- Task prompt
Leave out the pictures and retype only the lines from the opening line to the line that holds "(8.5,8.5) -- (1135,8.5);", both ends included.

▶

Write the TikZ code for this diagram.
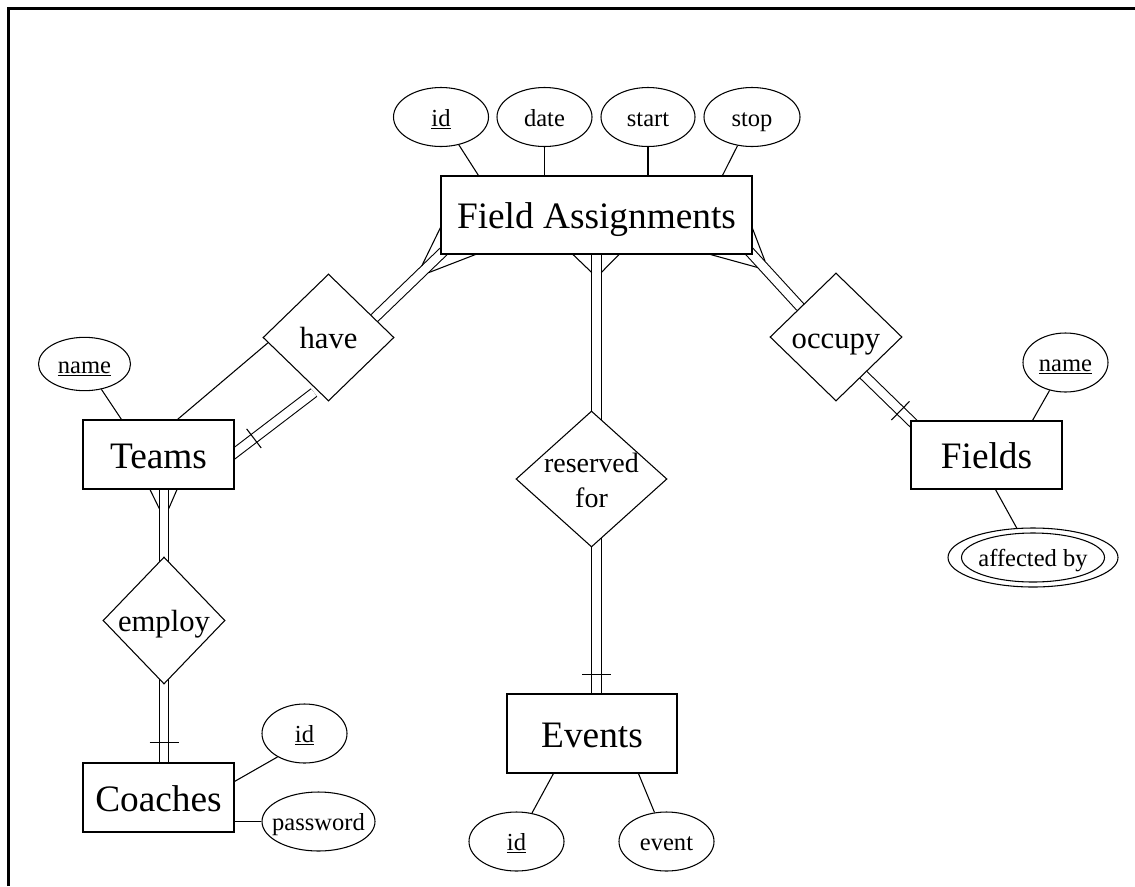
\documentclass[tikz,border=0pt]{standalone}
\usepackage{fontspec}
\setmainfont{Liberation Serif}
\usetikzlibrary{shapes.geometric,calc,backgrounds}
\begin{document}
\begin{tikzpicture}[x=0.75pt,y=-0.75pt,
  every node/.style={line width=0.8pt},
  ent/.style={draw,fill=white,rectangle,inner sep=0pt,font=\fontsize{28}{30}\selectfont,text height=20.7pt,text depth=0pt},
  attr/.style={draw,fill=white,ellipse,inner ysep=0pt,inner xsep=-12pt,font=\fontsize{18.4}{20}\selectfont,text height=13.6pt,text depth=0pt,minimum width=71.25pt,minimum height=44.25pt},
  rel/.style={draw,fill=white,diamond,inner sep=0pt,font=\fontsize{23}{26}\selectfont,text height=17pt,text depth=0pt},
  conn/.style={line width=0.8pt},
  dbl/.style={line width=0.8pt,double,double distance=6.3pt},
]
\useasboundingbox (0,0) rectangle (1135,886);
\draw[line width=1.9pt] (8.5,886) -- (8.5,8.5) -- (1135,8.5);

% entities
\node[ent,minimum width=233.25pt,minimum height=58.5pt] (fa) at (596.5,215) {Field Assignments};
\node[ent,minimum width=113.25pt,minimum height=51.75pt] (teams) at (158.5,454.5) {Teams};
\node[ent,minimum width=113.25pt,minimum height=51pt] (fields) at (986.5,455) {Fields};
\node[ent,minimum width=113.25pt,minimum height=51.75pt] (coaches) at (158.5,797.5) {Coaches};
\node[ent,minimum width=127.5pt,minimum height=59.25pt] (events) at (592,733.5) {Events};

% relationships
\node[rel,minimum width=98.25pt,minimum height=95.25pt] (have) at (328.5,337.5) {have};
\node[rel,minimum width=99pt,minimum height=96pt] (occupy) at (836,337) {occupy};
\node[rel,minimum width=113.25pt,minimum height=102pt,label={[font=\fontsize{21}{26.75}\selectfont,align=center,yshift=-1pt]center:{reserved\\for}}] (res) at (591.5,479) {};
\node[rel,minimum width=91.5pt,minimum height=95.25pt] (employ) at (164,620.5) {employ};

% attributes
\node[attr] (fid) at (441,117) {\underline{id}};
\node[attr] (fdate) at (544.5,117) {date};
\node[attr,minimum width=70.5pt] (fstart) at (648,117) {start};
\node[attr,minimum width=72pt] (fstop) at (752,117) {stop};
\node[attr,minimum width=69pt,minimum height=40pt] (tname) at (84.5,364) {\underline{name}};
\node[attr,minimum width=63.75pt] (fname) at (1065.5,362.5) {\underline{name}};
\node[attr,minimum width=127.5pt] (aff) at (1033,557.5) {affected by};
\node[draw,ellipse,inner sep=0pt,minimum width=107.25pt,minimum height=36.75pt] (affin) at (aff.center) {};
\node[attr,minimum width=63.75pt] (cid) at (304.5,733.5) {\underline{id}};
\node[attr,minimum width=84.75pt] (pw) at (318.5,821.5) {password};
\node[attr] (eid) at (516.5,841.5) {\underline{id}};
\node[attr] (eev) at (666.5,841.5) {event};

\begin{scope}[on background layer]
% attribute links
\draw[conn] (fid) -- ($(fa.north west)+(38,0)$);
\draw[conn] (fdate) -- (fdate.center |- fa.north);
\draw[conn] (fstart) -- (fstart.center |- fa.north);
\draw[conn] (fstop) -- ($(fa.north west)+(282,0)$);
\draw[conn] (tname) -- ($(teams.north west)+(39,0)$);
\draw[conn] (fname) -- ($(fields.north west)+(122,0)$);
\draw[conn] (aff) -- ($(fields.south west)+(85,0)$);
\draw[conn] (cid.-139) -- ($(coaches.north east)+(0,19)$);
\draw[conn] (pw.west) -- (pw.west -| coaches.east);
\draw[conn] (eid) -- ($(events.south west)+(47,0)$);
\draw[conn] (eev) -- ($(events.south west)+(132,0)$);

% Teams - have
\draw[conn] ($(teams.north west)+(95,0)$) -- (have.185);
\coordinate (tA) at ($(teams.east)+(-5,2.5)$);
\coordinate (tB) at ($(have.south)+(-14.5,-9)$);
\draw[dbl] (tA) -- (tB);
\coordinate (tX) at ($(tA)!23pt!(tB)$);
\draw[conn] ($(tX)!9pt!90:(tB)$) -- ($(tX)!9pt!-90:(tB)$);

% have - Field Assignments
\coordinate (hA) at (have.23);
\coordinate (hB) at ($(fa.south west)+(4,-4)$);
\draw[dbl] (hA) -- (hB);
\coordinate (hK) at ($(fa.south west)!16pt!(hA)$);
\draw[conn] ($(hK)!3.56pt!-90:(hA)$) -- ($(fa.south west)+(0,-27)$);
\draw[conn] ($(hK)!3.56pt!90:(hA)$) -- ($(fa.south west)+(35,0)$);

% Field Assignments - occupy
\coordinate (oA) at (occupy.140);
\coordinate (oB) at ($(fa.south east)+(-4,-4)$);
\draw[dbl] (oA) -- (oB);
\coordinate (oK) at ($(fa.south east)!10pt!(oA)$);
\draw[conn] ($(oK)!3.56pt!90:(oA)$) -- ($(fa.south east)+(0,-26)$);
\draw[conn] ($(oK)!3.56pt!-90:(oA)$) -- ($(fa.south east)+(-42,0)$);

% occupy - Fields
\coordinate (fA) at (occupy.-54);
\coordinate (fB) at ($(fields.north west)+(4,4)$);
\draw[dbl] (fA) -- (fB);
\coordinate (fX) at ($(fields.north west)!10.5pt!(fA)$);
\draw[conn] ($(fX)!9.75pt!90:(fA)$) -- ($(fX)!9.75pt!-90:(fA)$);

% Field Assignments - reserved for - Events
\draw[dbl] ($(fa.south)+(0,-4)$) -- (fa.south |- res.center);
\draw[dbl] (fa.south |- res.center) -- (fa.south |- events.center);
\draw[conn] ($(fa.south)+(-23.5,0)$) -- ($(fa.south)+(-4.75,18)$);
\draw[conn] ($(fa.south)+(22.5,0)$) -- ($(fa.south)+(4.75,18)$);
\draw[conn] ($(fa.south |- events.north)+(-14.5,-19)$) -- ($(fa.south |- events.north)+(14.5,-19)$);

% Teams - employ - Coaches
\draw[dbl] (employ.center |- teams.center) -- (employ.center);
\draw[dbl] (employ.center) -- (employ.center |- coaches.center);
\draw[conn] ($(teams.south)+(-8.5,0)$) -- ($(employ.center |- teams.south)+(-4.75,19)$);
\draw[conn] ($(teams.south)+(18.5,0)$) -- ($(employ.center |- teams.south)+(4.75,19)$);
\draw[conn] ($(employ.center |- coaches.north)+(-14.5,-20)$) -- ($(employ.center |- coaches.north)+(14.5,-20)$);
\end{scope}
\end{tikzpicture}
\end{document}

◀

- Response to this exercise
Write the TikZ code for this diagram.
\documentclass[tikz,border=0pt]{standalone}
\usepackage{fontspec}
\setmainfont{Liberation Serif}
\usetikzlibrary{shapes.geometric,calc,backgrounds}
\begin{document}
\begin{tikzpicture}[x=0.75pt,y=-0.75pt,
  every node/.style={line width=0.8pt},
  ent/.style={draw,fill=white,rectangle,inner sep=0pt,font=\fontsize{28}{30}\selectfont,text height=20.7pt,text depth=0pt},
  attr/.style={draw,fill=white,ellipse,inner ysep=0pt,inner xsep=-12pt,font=\fontsize{18.4}{20}\selectfont,text height=13.6pt,text depth=0pt,minimum width=71.25pt,minimum height=44.25pt},
  rel/.style={draw,fill=white,diamond,inner sep=0pt,font=\fontsize{23}{26}\selectfont,text height=17pt,text depth=0pt},
  conn/.style={line width=0.8pt},
  dbl/.style={line width=0.8pt,double,double distance=6.3pt},
]
\useasboundingbox (0,0) rectangle (1135,886);
\draw[line width=1.9pt] (8.5,886) -- (8.5,8.5) -- (1135,8.5);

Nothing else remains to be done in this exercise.